Take the lines from the head of the listing through the one bearing "(title) at (652.5,44.5)" and copy them exactly, leaving every picture out.

── Given information ──

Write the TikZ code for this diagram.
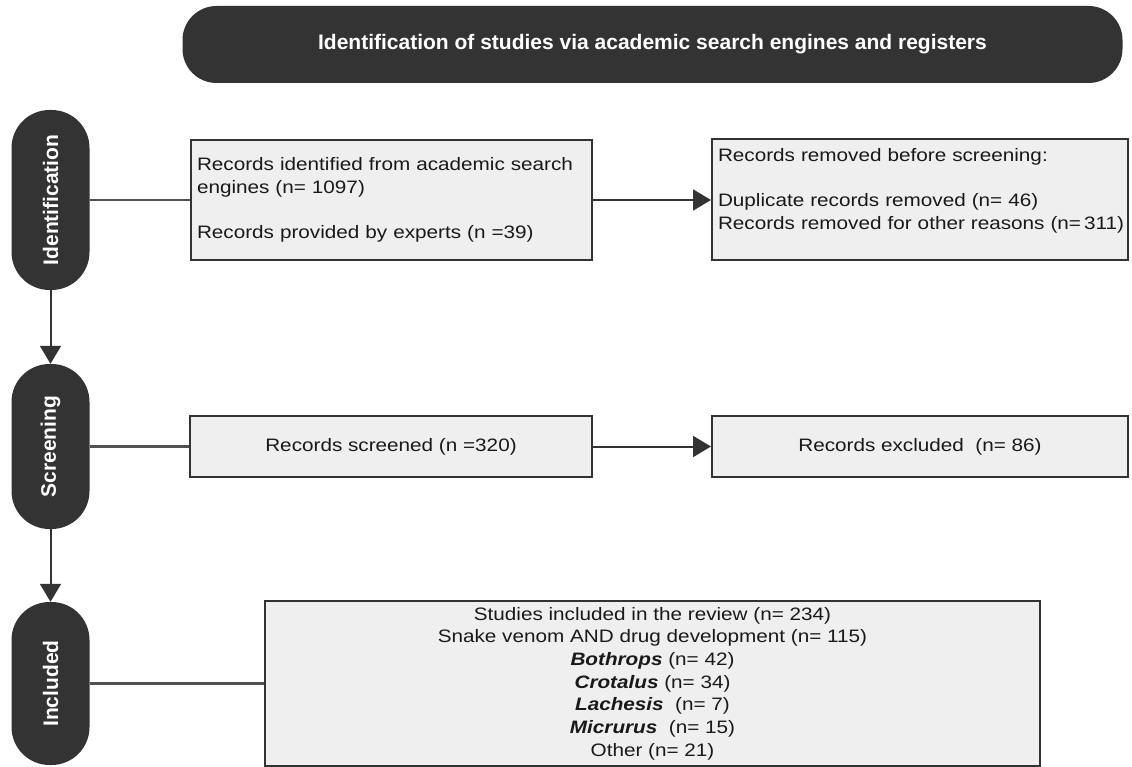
\documentclass[tikz,border=0pt]{standalone}
\usepackage{fontspec}
\setmainfont[FakeStretch=1.15]{Liberation Sans}
\newfontfamily\titlefont{Liberation Sans}
\usetikzlibrary{arrows.meta}
\definecolor{darkfill}{HTML}{333333}
\definecolor{boxfill}{HTML}{EEEFEE}
\tikzset{
	banner/.style={fill=darkfill, text=white, rounded corners=34pt, minimum width=940pt, minimum height=77pt, font=\titlefont\fontsize{21}{24}\selectfont\bfseries},
	stage/.style={fill=darkfill, text=white, rounded corners=38pt, minimum height=78pt, rotate=90, inner sep=0pt, font=\titlefont\fontsize{21}{24}\selectfont\bfseries},
	infobox/.style={draw=darkfill, line width=2pt, fill=boxfill, inner sep=6pt, text=black!90, font=\fontsize{18}{22.7}\selectfont},
	link/.style={draw=darkfill!85, line width=2.8pt},
	flow/.style={draw=darkfill, line width=2pt, -{Triangle[length=18pt,width=21pt]}},
}
\begin{document}
\begin{tikzpicture}[x=1pt, y=-1pt]
		\useasboundingbox (0,0) rectangle (1132,767);
		\node[banner] (title) at (652.5,44.5) {Identification of studies via academic search engines and registers};

		\node[stage, minimum width=180pt] (ident) at (50.5,200) {Identification};
		\node[stage, minimum width=165pt] (screen) at (50.5,446.5) {Screening};
		\node[stage, minimum width=163pt] (incl) at (50.5,683.5) {Included};

		\node[infobox, minimum width=401pt, minimum height=120pt, text width=389pt, align=left] (found) at (391.5,200) {Records identified from academic search\\ engines (n= 1097)\\ \mbox{}\\ Records provided by experts (n =39)};
		\node[infobox, minimum width=416pt, minimum height=121pt, text width=404pt, align=left] (removed) at (920,200) {Records removed before screening:\\ \mbox{}\\ Duplicate records removed (n= 46)\\ \mbox{Records removed for other reasons (n=\,311)}\\ \mbox{}};
		\node[infobox, minimum width=402pt, minimum height=61pt] (screened) at (391,446.5) {Records screened (n =320)};
		\node[infobox, minimum width=416pt, minimum height=61pt] (excluded) at (920,446.5) {Records excluded\ \ (n= 86)};
		\node[infobox, minimum width=775pt, minimum height=163pt, align=center] (studies) at (652.5,683.5) {Studies included in the review (n= 234)\\ Snake venom AND drug development (n= 115)\\ \textbf{\textit{Bothrops}} (n= 42)\\ \textbf{\textit{Crotalus}} (n= 34)\\ \textbf{\textit{Lachesis}}\ \ (n= 7)\\ \textbf{\textit{Micrurus}}\ \ (n= 15)\\ Other (n= 21)};

		\draw[link] (ident) -- (found);
		\draw[link] (screen) -- (screened);
		\draw[link] (incl) -- (studies);
		\draw[flow] (found) -- (removed);
		\draw[flow] (screened) -- (excluded);
		\draw[flow] (ident) -- (screen);
		\draw[flow] (screen) -- (incl);
	\end{tikzpicture}
\end{document}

───

Problem solution
Write the TikZ code for this diagram.
\documentclass[tikz,border=0pt]{standalone}
\usepackage{fontspec}
\setmainfont[FakeStretch=1.15]{Liberation Sans}
\newfontfamily\titlefont{Liberation Sans}
\usetikzlibrary{arrows.meta}
\definecolor{darkfill}{HTML}{333333}
\definecolor{boxfill}{HTML}{EEEFEE}
\tikzset{
	banner/.style={fill=darkfill, text=white, rounded corners=34pt, minimum width=940pt, minimum height=77pt, font=\titlefont\fontsize{21}{24}\selectfont\bfseries},
	stage/.style={fill=darkfill, text=white, rounded corners=38pt, minimum height=78pt, rotate=90, inner sep=0pt, font=\titlefont\fontsize{21}{24}\selectfont\bfseries},
	infobox/.style={draw=darkfill, line width=2pt, fill=boxfill, inner sep=6pt, text=black!90, font=\fontsize{18}{22.7}\selectfont},
	link/.style={draw=darkfill!85, line width=2.8pt},
	flow/.style={draw=darkfill, line width=2pt, -{Triangle[length=18pt,width=21pt]}},
}
\begin{document}
\begin{tikzpicture}[x=1pt, y=-1pt]
		\useasboundingbox (0,0) rectangle (1132,767);
		\node[banner] (title) at (652.5,44.5) {Identification of studies via academic search engines and registers};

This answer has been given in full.